Processed milk accounted for most of the dairy consumed by study subjects. “Processed” means the milk is pasteurized and homogenized rather than being consumed in its raw, natural state. These manufacturing processes impact the molecular structure of milk and may help explain why milk products have been found to promote Parkinson’s disease.
The pasteurization of milk kills harmful microorganisms that may be living in the milk, but it also “cooks” the milk and destroys many beneficial microorganisms that enhance digestive health. Homogenization is a process that splits fat molecules into tiny pieces, allowing the fat to stay in suspension in the milk liquid and preventing separation of the fat. While it makes the milk appear more cosmetically acceptable to consumers, homogenization is an unnatural process and it is widely suspected to be the primary reason why processed milk products have been linked to heart disease and other cardiovascular problems.
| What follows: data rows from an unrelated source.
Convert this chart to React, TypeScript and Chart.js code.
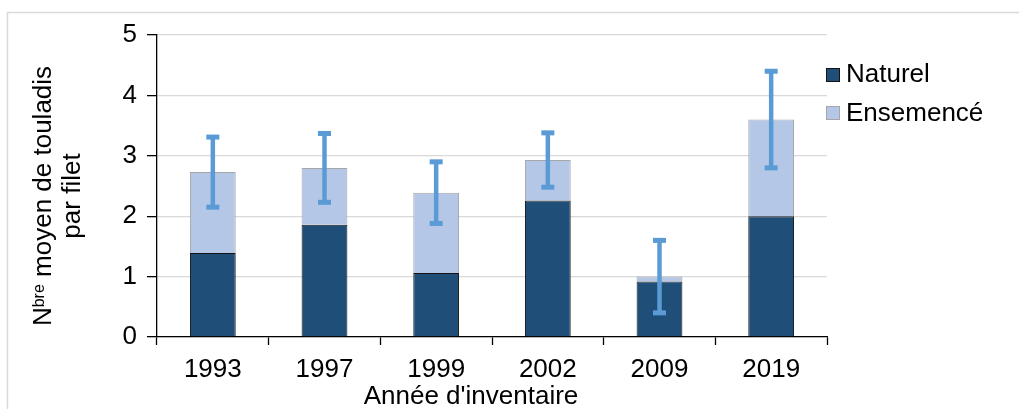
import React, { useEffect, useRef } from "react";
import { Chart, registerables } from "chart.js";

Chart.register(...registerables);

// Survey years and mean catch per net, split by origin
const years = ["1993", "1997", "1999", "2002", "2009", "2019"];
const naturel = [1.39, 1.86, 1.06, 2.26, 0.92, 2.0];
const ensemence = [1.34, 0.94, 1.33, 0.67, 0.08, 1.6];
// Half-width of the error bar around the stacked total
const errorHalf = [0.58, 0.57, 0.51, 0.45, 0.6, 0.8];

const seriesLabels = ["Naturel", "Ensemencé"];
const seriesFill = ["#1F4E79", "#B4C7E7"];
const seriesBorder = ["#141414", "#A6A6A6"];

const yMin = 0;
const yMax = 5;
const yStep = 1;

const yTitleBase = "N";
const yTitleSup = "bre";
const yTitleRest = " moyen de touladis";
const yTitleLine2 = "par filet";
const xTitle = "Année d'inventaire";

const FONT = "'Liberation Sans', Arial, Helvetica, sans-serif";
const FS = 26;

const errorBarPlugin = {
  id: "errorBars",
  afterDatasetsDraw(chart: any) {
    const { ctx } = chart;
    const y = chart.scales.y;
    const meta = chart.getDatasetMeta(1);
    ctx.save();
    ctx.strokeStyle = "#5B9BD5";
    ctx.fillStyle = "#5B9BD5";
    ctx.lineWidth = 4.5;
    meta.data.forEach((bar: any, i: number) => {
      const total = naturel[i] + ensemence[i];
      const top = y.getPixelForValue(total + errorHalf[i]);
      const bot = y.getPixelForValue(total - errorHalf[i]);
      const x = bar.x;
      ctx.beginPath();
      ctx.moveTo(x, top);
      ctx.lineTo(x, bot);
      ctx.stroke();
      ctx.fillRect(x - 6.5, top - 2.5, 13, 5);
      ctx.fillRect(x - 6.5, bot - 2.5, 13, 5);
    });
    ctx.restore();
  },
};

const decorPlugin = {
  id: "decor",
  beforeDraw(chart: any) {
    const { ctx, width, height } = chart;
    ctx.save();
    ctx.fillStyle = "#ffffff";
    ctx.fillRect(0, 0, width, height);
    ctx.strokeStyle = "#D9D9D9";
    ctx.lineWidth = 1.5;
    ctx.beginPath();
    ctx.moveTo(7.5, height);
    ctx.lineTo(7.5, 12.5);
    ctx.lineTo(width, 12.5);
    ctx.stroke();
    ctx.restore();
  },
  afterDraw(chart: any) {
    const { ctx } = chart;
    ctx.save();
    ctx.fillStyle = "#000";
    ctx.textBaseline = "alphabetic";

    // Y-axis title, rotated, two centred lines
    ctx.translate(0, 196);
    ctx.rotate(-Math.PI / 2);
    ctx.font = `${FS}px ${FONT}`;
    const wBase = ctx.measureText(yTitleBase).width;
    const wRest = ctx.measureText(yTitleRest).width;
    ctx.font = `16px ${FONT}`;
    const wSup = ctx.measureText(yTitleSup).width;
    let u = -(wBase + wSup + wRest) / 2;
    ctx.textAlign = "left";
    ctx.font = `${FS}px ${FONT}`;
    ctx.fillText(yTitleBase, u, 51);
    u += wBase;
    ctx.font = `16px ${FONT}`;
    ctx.fillText(yTitleSup, u, 44);
    u += wSup;
    ctx.font = `${FS}px ${FONT}`;
    ctx.fillText(yTitleRest, u, 51);
    ctx.textAlign = "center";
    ctx.fillText(yTitleLine2, 0, 80);
    ctx.setTransform(1, 0, 0, 1, 0, 0);

    // X-axis title
    ctx.textAlign = "center";
    ctx.font = `${FS}px ${FONT}`;
    ctx.fillText(xTitle, 471, 404);

    // Legend
    const boxX = 826;
    const boxTops = [68, 106];
    const baselines = [82, 121];
    ctx.textAlign = "left";
    seriesLabels.forEach((label, i) => {
      ctx.fillStyle = seriesFill[i];
      ctx.fillRect(boxX, boxTops[i], 14, 14);
      ctx.strokeStyle = seriesBorder[i];
      ctx.lineWidth = 1;
      ctx.strokeRect(boxX + 0.5, boxTops[i] + 0.5, 13, 13);
      ctx.fillStyle = "#000";
      ctx.fillText(label, 846, baselines[i]);
    });
    ctx.restore();
  },
};

export default function App() {
  const canvasRef = useRef<HTMLCanvasElement | null>(null);

  useEffect(() => {
    const canvas = canvasRef.current;
    if (!canvas) return;
    const chart = new Chart(canvas, {
      type: "bar",
      data: {
        labels: years,
        datasets: [
          {
            label: seriesLabels[0],
            data: naturel,
            backgroundColor: seriesFill[0],
            borderColor: seriesBorder[0],
            borderWidth: 1,
            barPercentage: 0.41,
            categoryPercentage: 1,
          },
          {
            label: seriesLabels[1],
            data: ensemence,
            backgroundColor: seriesFill[1],
            borderColor: seriesBorder[1],
            borderWidth: 1,
            barPercentage: 0.41,
            categoryPercentage: 1,
          },
        ],
      },
      options: {
        responsive: false,
        animation: false,
        devicePixelRatio: 1,
        layout: { padding: { top: 35, right: 192, left: 0, bottom: 0 } },
        plugins: {
          legend: { display: false },
          tooltip: { enabled: false },
        },
        scales: {
          x: {
            stacked: true,
            offset: true,
            grid: {
              offset: true,
              drawOnChartArea: false,
              drawTicks: true,
              tickLength: 8,
              tickColor: "#000",
              tickWidth: 1.3,
            },
            border: { display: true, color: "#000", width: 1.3 },
            ticks: {
              color: "#000",
              font: { family: FONT, size: FS },
              padding: 9,
              maxRotation: 0,
            },
            afterFit(scale: any) {
              scale.height = 72;
            },
          },
          y: {
            stacked: true,
            min: yMin,
            max: yMax,
            grid: {
              color: "#D9D9D9",
              lineWidth: 1.3,
              drawTicks: true,
              tickLength: 10,
              tickColor: "#000",
              tickWidth: 1.3,
            },
            border: { display: true, color: "#000", width: 1.3 },
            ticks: {
              stepSize: yStep,
              color: "#000",
              font: { family: FONT, size: FS },
              padding: 10,
            },
            afterFit(scale: any) {
              scale.width = 157;
            },
          },
        },
      },
      plugins: [decorPlugin, errorBarPlugin],
    });
    return () => chart.destroy();
  }, []);

  return (
    <div style={{ position: "fixed", left: 0, top: 0, width: 1019, height: 409, background: "#fff" }}>
      <canvas ref={canvasRef} width={1019} height={409} style={{ display: "block" }} />
    </div>
  );
}
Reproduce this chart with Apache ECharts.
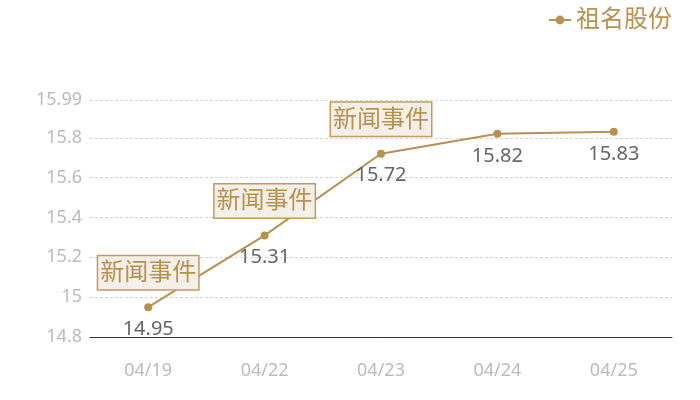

Raw, unprocessed milk is rapidly gaining popularity among health-conscious consumers. Many states are attempting to outlaw the sales of raw milk, saying it poses a health hazard to consumers with weak immune systems, but demand persists — especially among members of the raw foods community who use raw milk and active cultures to make their own kefir (fermented raw milk) at home. Kefir offers numerous health benefits and is a “living” food teeming with beneficial microorganisms.
Researchers are not yet sure why processed milk products increase the risk of Parkinson’s disease in men. No mechanism for the increase in the disease risk has been identified, and the fact that dairy products seem to increase the risk among men — but not women — remains a mystery. Epidemiologists do have theories on the link, however. Dr. Samuel Epstein, M.D., professor emeritus of Environmental and Occupational Medicine at the University of Illinois School of Public Health is also author of the book, “What’s In Your Milk?” — a recently-published expose of how industry has covered up the dangers of drinking milk from cows treated with genetically-engineered recombinant Bovine Growth Hormone (rBGH), a chemical that has been banned for use in dairy cows in many other countries.
Milk from rBGH-treated cows, according to Dr. Epstein, poses a significant health risk to humans and appears to be linked to breast, colon and prostate cancers.